Automated machine learning (AutoML) automates the creation of machine learning models. Typically, the process of creating a model can be long and tedious. AutoML makes it possible for people who do not have coding experience to develop and use ML models.
In a typical machine learning application, we start with raw data for Training. The data might have missing fields, contain outliers, and require cleaning work. The following steps might be required:
- Data pre-processing and feature engineering are often required to clean the data.
- Feature engineering, extraction, and transformation are often required to prepare the data for modelling.
- Algorithm selection
- Hyperparameter optimization
Each of these steps may be challenging, and tedious resulting in significant hurdles to using machine learning.
AutoML makes Training, running and deployment a no-code experience. It will go through a combination of algorithms and hyperparameters and searches until it finds the best model for the data, according to metrics defined by the user.
In this post, we will go through creating a model using AutoML.
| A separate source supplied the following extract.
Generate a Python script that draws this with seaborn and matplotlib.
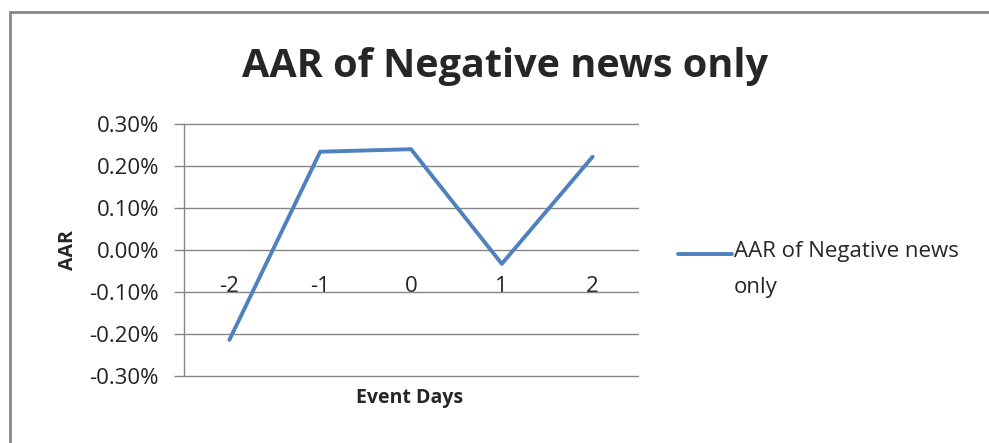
import matplotlib
matplotlib.use("Agg")

import pandas as pd
import seaborn as sns
import matplotlib.pyplot as plt
from matplotlib.patches import Rectangle
from matplotlib.ticker import FuncFormatter


event_days = [-2, -1, 0, 1, 2]
aar_values = [-0.214, 0.234, 0.240, -0.033, 0.222]  # in percent
y_ticks = [-0.3, -0.2, -0.1, 0.0, 0.1, 0.2, 0.3]

SERIES_NAME = "AAR of Negative news only"
LINE_COLOR = "#4F81BD"
GRID_COLOR = "#868686"


def main():
    df = pd.DataFrame({"day": event_days, "aar": aar_values})

    sns.set_theme(style="white")
    plt.rcParams["font.family"] = ["Open Sans", "DejaVu Sans"]

    fig = plt.figure(figsize=(9.89, 4.43), dpi=100)
    ax = fig.add_axes([184 / 989, 67 / 443, 454 / 989, 252 / 443])

    # outer chart frame (Excel style)
    fig.patches.append(Rectangle(
        (10 / 989, -0.1), 1.2, (443 - 12) / 443 + 0.1,
        transform=fig.transFigure, fill=False, edgecolor="#888888", linewidth=2,
    ))

    sns.lineplot(data=df, x="day", y="aar", color=LINE_COLOR, linewidth=2.8,
                 label=SERIES_NAME, ax=ax)

    ax.set_xlim(-2.5, 2.5)
    ax.set_ylim(-0.3, 0.3)
    ax.set_yticks(y_ticks)
    ax.yaxis.set_major_formatter(FuncFormatter(lambda v, _: f"{v:.2f}%"))
    ax.yaxis.grid(True, color=GRID_COLOR, linewidth=1)
    for gl in ax.get_ygridlines():
        gl.set_clip_on(False)
    ax.set_axisbelow(True)

    # x axis labels sit at the zero line, as in Excel
    ax.spines["bottom"].set_position(("data", 0))
    ax.spines["bottom"].set_visible(False)
    for side in ["top", "right"]:
        ax.spines[side].set_visible(False)
    ax.spines["left"].set_color(GRID_COLOR)
    ax.spines["left"].set_linewidth(1)

    ax.set_xticks(event_days)
    ax.set_xticklabels([str(d) for d in event_days])
    ax.tick_params(axis="x", length=0, pad=19, labelsize=16, colors="#222222")
    ax.tick_params(axis="y", left=True, length=7, width=1, color=GRID_COLOR,
                   pad=11, labelsize=16, labelcolor="#222222")

    ax.set_xlabel("")
    ax.set_ylabel("AAR", fontsize=14, fontweight="bold", labelpad=8)
    fig.text(410 / 989, 1 - 398 / 443, "Event Days", ha="center", va="center",
             fontsize=14, fontweight="bold")

    fig.text(505 / 989, 1 - 66 / 443, SERIES_NAME, ha="center", va="center",
             fontsize=28.5, fontweight="bold")

    leg = ax.legend(loc="center left", bbox_to_anchor=(1.045, 0.41), frameon=False,
                    fontsize=16, handlelength=2.4, handletextpad=0.1,
                    handleheight=5.6)
    txt = leg.get_texts()[0]
    txt.set_text("AAR of Negative news\nonly")
    txt.set_linespacing(1.95)

    fig.savefig("out.png", dpi=100)
    plt.close(fig)


if __name__ == "__main__":
    main()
For this example, we will use the UCI Concrete dataset. This dataset contains data on the compressive strength of concrete given the mixture and curing time as features. The dataset is available from UCI Machine Learning Repository.
A dataset pointing to this data has been created in a previous post, used in this example.
AutoMl is started by selecting the AutoMl tab in the AzureML workspace and then beginning an AutoML job. We notice that the job consists of three steps:
- Selecting the dataset
- Configuring the run
- Task and settings selection
- Validation and testing
Configuring the run
The first step is to select the dataset. This is very easy, as we have already created the dataset, so choosing it will suffice. It is also possible to create a new dataset at this stage.
The next step is to configure the run. There are several options available;
- Experiment name. We can use an already existing experiment or create a new one.
- Target Column, the column of the label we are trying to predict.
- Compute Type. The compute upon which AutoML will run. It is also possible to create a new compute at this stage.
The next step is to select the ML task for this experiment. We notice that AutoML tries to reason if the task is classification, regression or time series from the dataset, but it is possible to select a task manually. In our case, we notice that Regression is the most suitable task for this dataset as the label is numeric.
Additional Run Configuration
It is possible to further configure the run by
- Specifying additional settings
- Confirm featurization settings
In the Additional Settings section, we can specify
- the metric used for evaluation. In this case, we select the Normalized root mean squared error (NRMSE).
- the algorithm to use(actually, we select the algorithms that we do not want to use). Notice that we kept just two algorithms, Random Forest and Fast Linear Regression in this case.
- the maximum time to run each algorithm
- the threshold so that we can consider the algorithm as having converged to an acceptable metric value.
- Concurrency is the number of parallel algorithms that will be run, depending on the nodes available on the selected compute.
Featurization settings allow us to confirm the data types of the features. We can also select an inpute method for the missing data in each feature. In this case, the data does not have any missing values.
Validation Type and Starting the Run
Finally, the last step is to select the validation type. We select the validation type as train validation, which will split the data into a training and testing set. We chose a 20% testing set. We also noticed that it is possible to provide an external test set.
The AutoMl run is initialized and started. We noticed settings that we had specified, like the dataset and the compute, together with the status of the run.
Upon completion of the run, we can see the results. We notice the following:
The run duration was about 40 minutes, which is in line with the preset time of 30 minutes per algorithm. We also noticed that one of the algorithms was stopped early as it converged.
The best model section gives us the following information about the selected model:
- The best algorithm was StackEnsembleRegressor
- the NRMSE of the best algorithm was 0.07, which is greater than the 5% that we specified. It looks like we were too ambitious.
Other sections give us information about the run.
Data Guardrails tells us the featurization steps performed during the run. No actions were performed on our dataset.
Models shows us the models created during the run and their scores, ascending on the primary metric as it was NRMSE.
It is also possible to get more details on the selected model by selecting to view the explanation.
Model explanation displays the top n features that affect the model. In our case, we notice that the curing time and cement are the top two features that affect the strength of concrete.
We also notice that it is possible to deploy the model as an API that we can call. Azure allows us to deploy the model as an ACI or a Kubernetes service. A RESTful URL is given to consume the model.